The task:
Find out how many lines of the material contain the string "page" and give only that figure.

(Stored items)

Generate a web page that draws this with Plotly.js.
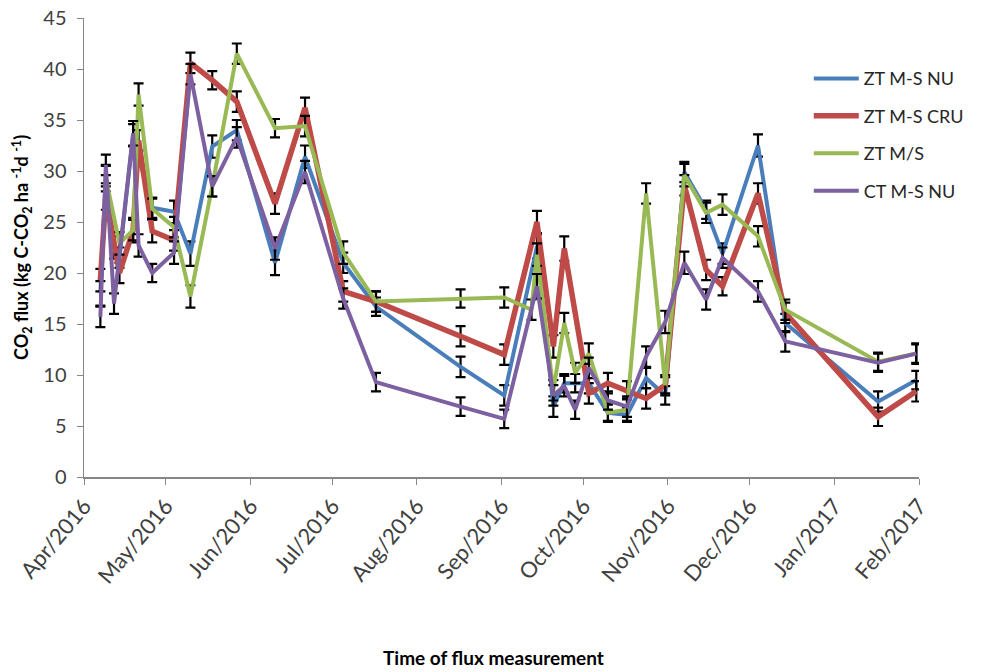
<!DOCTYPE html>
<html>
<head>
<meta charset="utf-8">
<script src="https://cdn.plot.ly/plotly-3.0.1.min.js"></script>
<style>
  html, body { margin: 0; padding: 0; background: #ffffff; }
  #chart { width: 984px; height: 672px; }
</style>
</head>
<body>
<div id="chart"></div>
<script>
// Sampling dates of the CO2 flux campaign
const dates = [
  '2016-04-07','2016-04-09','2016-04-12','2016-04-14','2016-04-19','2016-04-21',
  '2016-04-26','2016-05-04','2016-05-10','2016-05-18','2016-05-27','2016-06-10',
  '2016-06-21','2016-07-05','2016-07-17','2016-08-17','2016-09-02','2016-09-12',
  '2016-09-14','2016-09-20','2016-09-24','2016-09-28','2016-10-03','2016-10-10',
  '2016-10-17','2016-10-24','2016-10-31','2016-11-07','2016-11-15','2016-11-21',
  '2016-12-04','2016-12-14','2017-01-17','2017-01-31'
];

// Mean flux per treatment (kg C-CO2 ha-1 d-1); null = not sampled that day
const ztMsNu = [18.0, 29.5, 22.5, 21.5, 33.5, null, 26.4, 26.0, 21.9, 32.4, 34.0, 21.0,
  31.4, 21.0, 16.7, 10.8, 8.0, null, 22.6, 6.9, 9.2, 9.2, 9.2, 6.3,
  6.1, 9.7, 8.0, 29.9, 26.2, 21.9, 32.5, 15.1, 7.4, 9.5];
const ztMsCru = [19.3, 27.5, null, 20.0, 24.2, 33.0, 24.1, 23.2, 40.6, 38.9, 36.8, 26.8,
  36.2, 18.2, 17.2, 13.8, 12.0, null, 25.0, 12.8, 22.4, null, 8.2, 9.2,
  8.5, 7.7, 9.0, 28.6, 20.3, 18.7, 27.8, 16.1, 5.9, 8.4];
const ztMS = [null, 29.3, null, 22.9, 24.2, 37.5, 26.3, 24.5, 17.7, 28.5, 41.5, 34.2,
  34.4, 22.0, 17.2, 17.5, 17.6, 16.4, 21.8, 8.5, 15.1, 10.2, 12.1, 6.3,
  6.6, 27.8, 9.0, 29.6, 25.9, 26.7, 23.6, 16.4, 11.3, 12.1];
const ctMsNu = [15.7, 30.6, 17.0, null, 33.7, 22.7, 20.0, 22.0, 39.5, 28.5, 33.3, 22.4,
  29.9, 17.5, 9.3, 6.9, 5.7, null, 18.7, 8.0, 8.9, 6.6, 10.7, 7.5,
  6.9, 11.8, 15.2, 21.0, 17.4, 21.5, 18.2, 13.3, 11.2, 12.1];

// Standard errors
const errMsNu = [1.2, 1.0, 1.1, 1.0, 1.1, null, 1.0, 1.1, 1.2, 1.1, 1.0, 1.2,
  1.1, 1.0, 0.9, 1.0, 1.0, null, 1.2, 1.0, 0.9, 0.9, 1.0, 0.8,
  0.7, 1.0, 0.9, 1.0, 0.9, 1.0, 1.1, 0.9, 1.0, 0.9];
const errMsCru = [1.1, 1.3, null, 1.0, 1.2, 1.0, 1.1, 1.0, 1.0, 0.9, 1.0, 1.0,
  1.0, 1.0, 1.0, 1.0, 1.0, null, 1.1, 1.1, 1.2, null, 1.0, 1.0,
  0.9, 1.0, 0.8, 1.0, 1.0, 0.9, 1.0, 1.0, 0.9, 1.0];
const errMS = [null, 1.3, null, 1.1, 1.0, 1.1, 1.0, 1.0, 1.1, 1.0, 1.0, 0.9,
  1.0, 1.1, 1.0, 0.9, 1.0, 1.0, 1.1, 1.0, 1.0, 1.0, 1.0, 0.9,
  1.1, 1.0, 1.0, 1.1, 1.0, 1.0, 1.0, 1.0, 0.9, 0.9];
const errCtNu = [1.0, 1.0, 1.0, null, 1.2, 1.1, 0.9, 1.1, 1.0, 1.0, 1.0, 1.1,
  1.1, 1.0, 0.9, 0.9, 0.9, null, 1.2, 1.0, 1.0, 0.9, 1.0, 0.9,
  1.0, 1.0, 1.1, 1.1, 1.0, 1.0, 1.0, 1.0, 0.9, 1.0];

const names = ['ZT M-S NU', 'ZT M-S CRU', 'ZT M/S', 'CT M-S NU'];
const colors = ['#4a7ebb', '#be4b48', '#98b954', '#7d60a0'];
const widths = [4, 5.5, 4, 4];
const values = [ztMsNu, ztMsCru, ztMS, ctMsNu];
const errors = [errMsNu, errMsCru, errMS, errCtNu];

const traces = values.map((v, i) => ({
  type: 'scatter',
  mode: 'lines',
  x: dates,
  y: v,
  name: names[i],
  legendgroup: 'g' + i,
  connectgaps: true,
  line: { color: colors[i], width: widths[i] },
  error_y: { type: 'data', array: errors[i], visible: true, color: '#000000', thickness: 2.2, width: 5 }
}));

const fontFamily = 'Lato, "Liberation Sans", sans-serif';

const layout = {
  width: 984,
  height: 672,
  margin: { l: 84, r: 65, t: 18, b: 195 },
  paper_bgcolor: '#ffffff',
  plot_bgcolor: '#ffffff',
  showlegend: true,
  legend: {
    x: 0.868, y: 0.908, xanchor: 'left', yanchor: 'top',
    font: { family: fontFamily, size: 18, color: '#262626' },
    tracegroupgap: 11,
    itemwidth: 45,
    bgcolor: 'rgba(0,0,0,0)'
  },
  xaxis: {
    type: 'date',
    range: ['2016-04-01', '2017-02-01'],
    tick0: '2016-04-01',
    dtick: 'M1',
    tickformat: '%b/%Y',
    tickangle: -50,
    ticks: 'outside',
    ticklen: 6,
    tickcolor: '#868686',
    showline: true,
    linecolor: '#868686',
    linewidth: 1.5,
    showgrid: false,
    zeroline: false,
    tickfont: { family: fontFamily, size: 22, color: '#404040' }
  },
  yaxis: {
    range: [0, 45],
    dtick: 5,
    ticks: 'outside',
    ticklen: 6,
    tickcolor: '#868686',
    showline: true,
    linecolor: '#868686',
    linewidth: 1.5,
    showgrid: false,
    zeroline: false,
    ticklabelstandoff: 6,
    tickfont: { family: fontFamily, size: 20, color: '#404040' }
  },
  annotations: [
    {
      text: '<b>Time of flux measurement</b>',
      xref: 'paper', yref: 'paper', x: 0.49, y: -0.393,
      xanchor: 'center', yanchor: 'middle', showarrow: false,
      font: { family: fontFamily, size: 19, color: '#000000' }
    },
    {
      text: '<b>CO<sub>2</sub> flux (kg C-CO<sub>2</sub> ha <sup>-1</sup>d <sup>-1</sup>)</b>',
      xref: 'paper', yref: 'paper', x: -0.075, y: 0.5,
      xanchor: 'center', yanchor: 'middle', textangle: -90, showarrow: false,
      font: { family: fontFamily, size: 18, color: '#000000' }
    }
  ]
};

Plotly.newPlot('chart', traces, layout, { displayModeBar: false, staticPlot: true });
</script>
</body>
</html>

...

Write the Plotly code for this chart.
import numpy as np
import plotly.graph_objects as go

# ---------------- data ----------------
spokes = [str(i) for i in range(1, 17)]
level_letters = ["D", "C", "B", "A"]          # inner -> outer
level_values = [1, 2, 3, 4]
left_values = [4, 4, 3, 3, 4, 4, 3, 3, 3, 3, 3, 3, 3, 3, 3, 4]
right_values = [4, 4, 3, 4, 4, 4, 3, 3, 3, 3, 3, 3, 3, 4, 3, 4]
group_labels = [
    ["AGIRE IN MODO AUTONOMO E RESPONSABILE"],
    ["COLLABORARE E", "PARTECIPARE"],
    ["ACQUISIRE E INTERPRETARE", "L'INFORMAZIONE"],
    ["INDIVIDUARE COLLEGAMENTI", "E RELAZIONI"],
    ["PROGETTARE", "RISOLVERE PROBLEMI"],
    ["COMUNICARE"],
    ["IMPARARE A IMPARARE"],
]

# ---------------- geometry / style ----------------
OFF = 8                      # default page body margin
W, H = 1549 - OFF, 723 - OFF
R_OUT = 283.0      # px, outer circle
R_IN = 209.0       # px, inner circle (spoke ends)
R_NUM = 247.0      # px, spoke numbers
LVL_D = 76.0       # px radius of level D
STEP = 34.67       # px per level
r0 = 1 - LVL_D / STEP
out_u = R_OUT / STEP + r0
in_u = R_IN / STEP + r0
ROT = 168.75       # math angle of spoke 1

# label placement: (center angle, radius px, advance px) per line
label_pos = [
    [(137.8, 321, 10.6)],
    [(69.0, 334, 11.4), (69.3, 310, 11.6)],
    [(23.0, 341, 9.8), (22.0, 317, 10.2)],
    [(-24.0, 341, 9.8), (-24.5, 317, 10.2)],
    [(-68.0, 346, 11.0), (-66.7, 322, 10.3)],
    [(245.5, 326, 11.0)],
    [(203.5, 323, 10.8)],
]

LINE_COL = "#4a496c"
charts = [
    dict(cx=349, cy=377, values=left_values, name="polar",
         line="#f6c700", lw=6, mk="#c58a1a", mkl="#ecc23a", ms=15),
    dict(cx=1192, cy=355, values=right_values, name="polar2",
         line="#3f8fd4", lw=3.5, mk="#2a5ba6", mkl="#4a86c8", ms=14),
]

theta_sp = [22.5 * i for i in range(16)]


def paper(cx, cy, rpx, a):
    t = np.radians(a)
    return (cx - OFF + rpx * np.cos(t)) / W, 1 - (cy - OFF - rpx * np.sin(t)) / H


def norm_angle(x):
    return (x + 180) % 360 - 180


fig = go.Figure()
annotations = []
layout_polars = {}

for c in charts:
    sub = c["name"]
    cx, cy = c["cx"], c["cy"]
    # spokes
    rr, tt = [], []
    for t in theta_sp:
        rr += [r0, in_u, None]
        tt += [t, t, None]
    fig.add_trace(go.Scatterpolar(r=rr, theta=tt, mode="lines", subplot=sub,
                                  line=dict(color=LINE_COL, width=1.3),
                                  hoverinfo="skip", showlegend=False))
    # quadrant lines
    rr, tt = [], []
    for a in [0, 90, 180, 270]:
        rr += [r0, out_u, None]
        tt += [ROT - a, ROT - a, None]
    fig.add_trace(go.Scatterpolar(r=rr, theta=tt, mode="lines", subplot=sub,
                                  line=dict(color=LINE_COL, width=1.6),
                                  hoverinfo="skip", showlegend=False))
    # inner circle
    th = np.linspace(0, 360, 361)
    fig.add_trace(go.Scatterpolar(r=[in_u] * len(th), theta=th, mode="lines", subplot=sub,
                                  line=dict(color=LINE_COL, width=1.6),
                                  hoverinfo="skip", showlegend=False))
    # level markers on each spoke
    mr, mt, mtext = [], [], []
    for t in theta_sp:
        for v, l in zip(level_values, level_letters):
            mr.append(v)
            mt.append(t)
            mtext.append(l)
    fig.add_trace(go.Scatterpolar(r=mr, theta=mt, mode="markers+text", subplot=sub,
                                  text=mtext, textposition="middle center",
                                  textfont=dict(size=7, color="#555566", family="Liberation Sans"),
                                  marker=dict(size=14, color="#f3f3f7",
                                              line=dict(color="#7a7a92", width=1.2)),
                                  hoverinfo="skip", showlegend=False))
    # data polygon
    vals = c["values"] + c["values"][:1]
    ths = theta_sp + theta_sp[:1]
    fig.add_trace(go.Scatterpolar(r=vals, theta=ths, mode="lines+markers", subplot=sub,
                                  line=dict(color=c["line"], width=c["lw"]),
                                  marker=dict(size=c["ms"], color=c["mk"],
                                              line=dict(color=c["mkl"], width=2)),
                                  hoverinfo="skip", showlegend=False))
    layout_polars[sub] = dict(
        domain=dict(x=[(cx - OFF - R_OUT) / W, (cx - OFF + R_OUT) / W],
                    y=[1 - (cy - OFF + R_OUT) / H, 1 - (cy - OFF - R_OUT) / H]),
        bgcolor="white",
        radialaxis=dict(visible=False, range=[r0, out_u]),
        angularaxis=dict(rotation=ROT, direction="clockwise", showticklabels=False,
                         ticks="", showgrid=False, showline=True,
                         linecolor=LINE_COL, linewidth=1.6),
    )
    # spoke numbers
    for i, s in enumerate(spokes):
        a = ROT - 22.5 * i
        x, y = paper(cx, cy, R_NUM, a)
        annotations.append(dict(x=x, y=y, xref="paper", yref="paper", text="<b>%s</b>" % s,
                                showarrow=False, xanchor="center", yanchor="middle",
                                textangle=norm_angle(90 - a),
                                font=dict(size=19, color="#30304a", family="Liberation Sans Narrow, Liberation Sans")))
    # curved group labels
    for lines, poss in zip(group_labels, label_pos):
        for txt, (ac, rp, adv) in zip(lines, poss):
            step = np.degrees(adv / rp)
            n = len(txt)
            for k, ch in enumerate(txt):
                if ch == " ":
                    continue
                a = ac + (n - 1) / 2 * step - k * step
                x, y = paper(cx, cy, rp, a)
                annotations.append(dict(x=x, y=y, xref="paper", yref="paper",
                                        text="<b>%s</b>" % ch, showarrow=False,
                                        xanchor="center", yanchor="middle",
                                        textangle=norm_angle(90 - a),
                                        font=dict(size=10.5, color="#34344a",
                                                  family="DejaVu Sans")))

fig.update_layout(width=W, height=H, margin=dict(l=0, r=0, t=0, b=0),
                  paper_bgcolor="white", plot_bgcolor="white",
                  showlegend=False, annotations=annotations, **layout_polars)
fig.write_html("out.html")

==

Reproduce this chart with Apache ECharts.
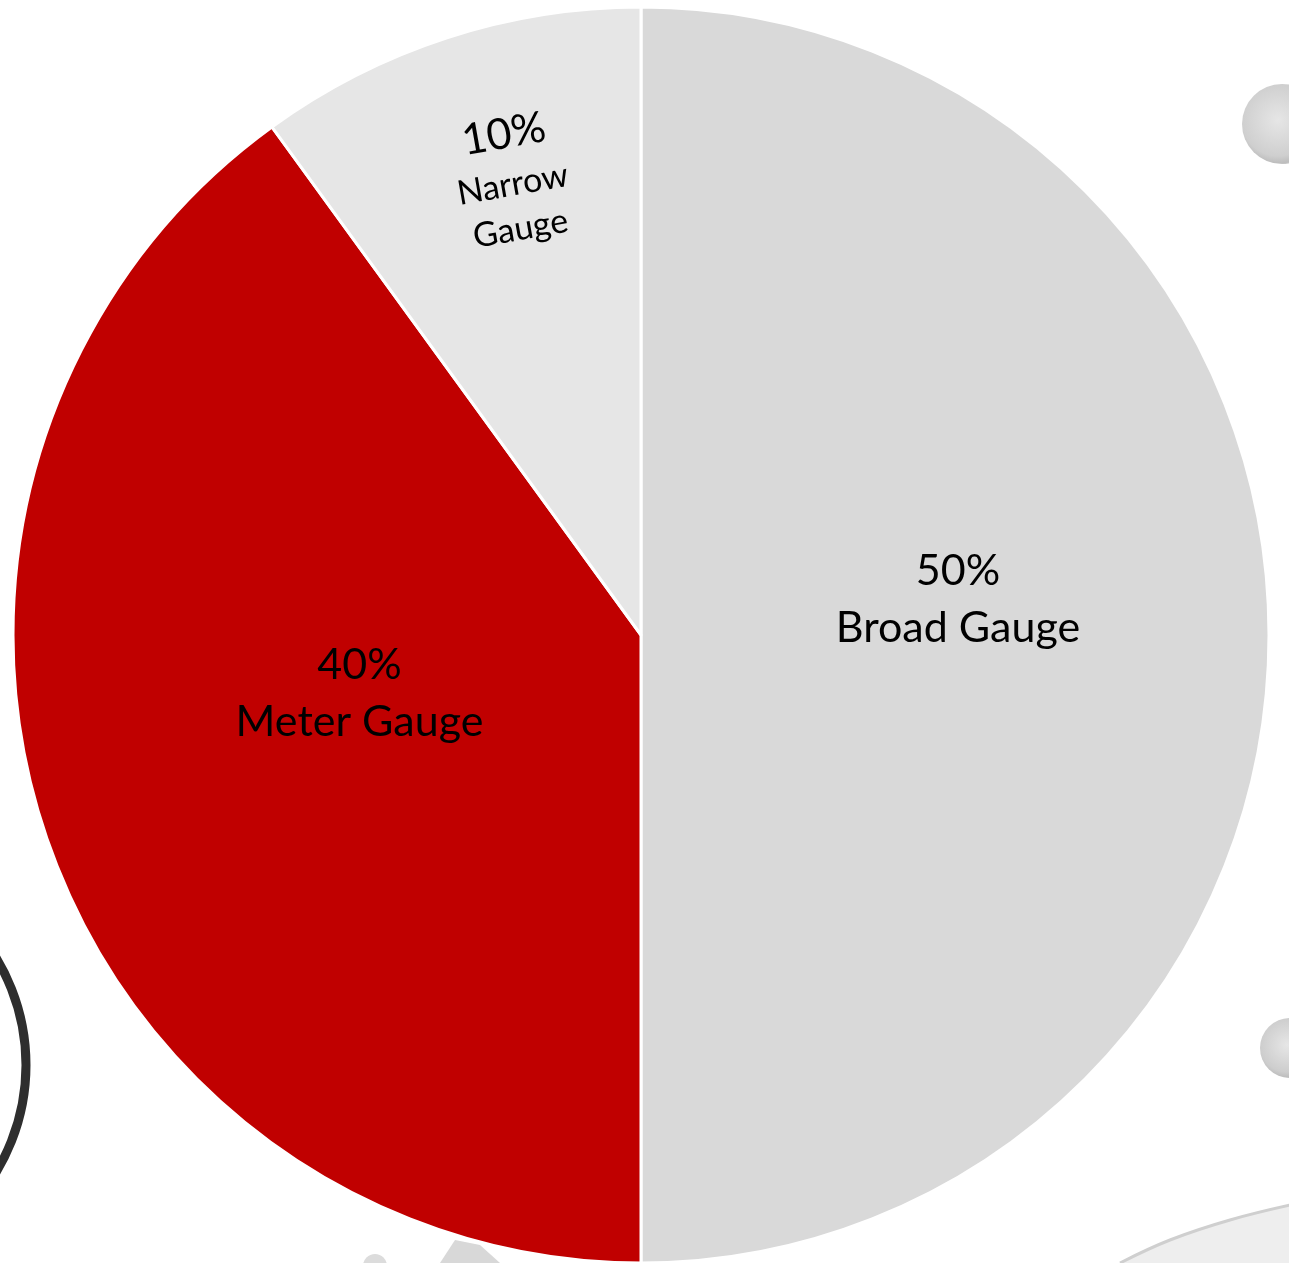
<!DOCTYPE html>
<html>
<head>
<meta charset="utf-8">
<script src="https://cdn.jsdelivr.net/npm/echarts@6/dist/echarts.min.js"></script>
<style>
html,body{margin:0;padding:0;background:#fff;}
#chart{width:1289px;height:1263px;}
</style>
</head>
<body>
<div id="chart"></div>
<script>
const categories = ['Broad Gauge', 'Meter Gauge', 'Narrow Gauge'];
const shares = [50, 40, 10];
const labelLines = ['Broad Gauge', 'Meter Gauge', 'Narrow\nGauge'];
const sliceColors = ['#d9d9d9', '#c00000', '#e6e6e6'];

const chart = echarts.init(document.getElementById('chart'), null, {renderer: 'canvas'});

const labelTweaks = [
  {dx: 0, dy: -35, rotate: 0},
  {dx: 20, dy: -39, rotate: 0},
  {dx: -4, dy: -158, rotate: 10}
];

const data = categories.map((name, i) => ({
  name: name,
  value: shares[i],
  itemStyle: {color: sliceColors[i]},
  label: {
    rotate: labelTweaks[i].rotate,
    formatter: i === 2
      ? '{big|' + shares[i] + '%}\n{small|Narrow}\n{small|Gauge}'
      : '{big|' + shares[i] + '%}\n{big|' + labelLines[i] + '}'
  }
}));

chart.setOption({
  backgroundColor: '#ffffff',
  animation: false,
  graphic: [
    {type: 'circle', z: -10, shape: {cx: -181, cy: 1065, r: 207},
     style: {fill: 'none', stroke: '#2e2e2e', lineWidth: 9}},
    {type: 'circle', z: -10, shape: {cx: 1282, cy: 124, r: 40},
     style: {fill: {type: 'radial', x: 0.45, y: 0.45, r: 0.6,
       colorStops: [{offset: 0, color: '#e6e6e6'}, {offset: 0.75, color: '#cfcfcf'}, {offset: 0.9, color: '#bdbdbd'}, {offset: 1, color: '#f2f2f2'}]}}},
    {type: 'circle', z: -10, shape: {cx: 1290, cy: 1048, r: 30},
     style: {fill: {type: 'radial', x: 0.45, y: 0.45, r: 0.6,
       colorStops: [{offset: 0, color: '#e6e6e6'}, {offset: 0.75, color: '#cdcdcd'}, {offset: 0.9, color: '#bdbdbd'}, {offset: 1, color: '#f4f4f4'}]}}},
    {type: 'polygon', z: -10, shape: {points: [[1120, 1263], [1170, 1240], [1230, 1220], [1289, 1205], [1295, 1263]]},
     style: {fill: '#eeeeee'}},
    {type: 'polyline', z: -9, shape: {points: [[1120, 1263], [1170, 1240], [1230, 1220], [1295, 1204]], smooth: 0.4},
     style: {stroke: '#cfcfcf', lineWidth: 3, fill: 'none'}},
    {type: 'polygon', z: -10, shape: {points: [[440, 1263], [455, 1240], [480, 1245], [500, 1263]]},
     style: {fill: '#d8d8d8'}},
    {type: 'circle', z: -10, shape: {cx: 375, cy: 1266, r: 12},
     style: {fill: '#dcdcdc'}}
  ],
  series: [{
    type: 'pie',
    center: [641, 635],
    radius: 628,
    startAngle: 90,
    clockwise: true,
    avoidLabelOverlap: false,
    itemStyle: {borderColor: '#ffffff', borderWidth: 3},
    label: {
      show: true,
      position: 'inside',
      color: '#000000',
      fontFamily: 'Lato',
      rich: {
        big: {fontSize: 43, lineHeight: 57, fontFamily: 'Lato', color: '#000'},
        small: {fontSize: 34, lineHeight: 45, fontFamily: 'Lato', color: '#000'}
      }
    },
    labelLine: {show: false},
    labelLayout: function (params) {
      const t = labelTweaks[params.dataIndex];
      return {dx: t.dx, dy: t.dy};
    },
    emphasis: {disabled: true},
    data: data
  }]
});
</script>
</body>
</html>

In response:
2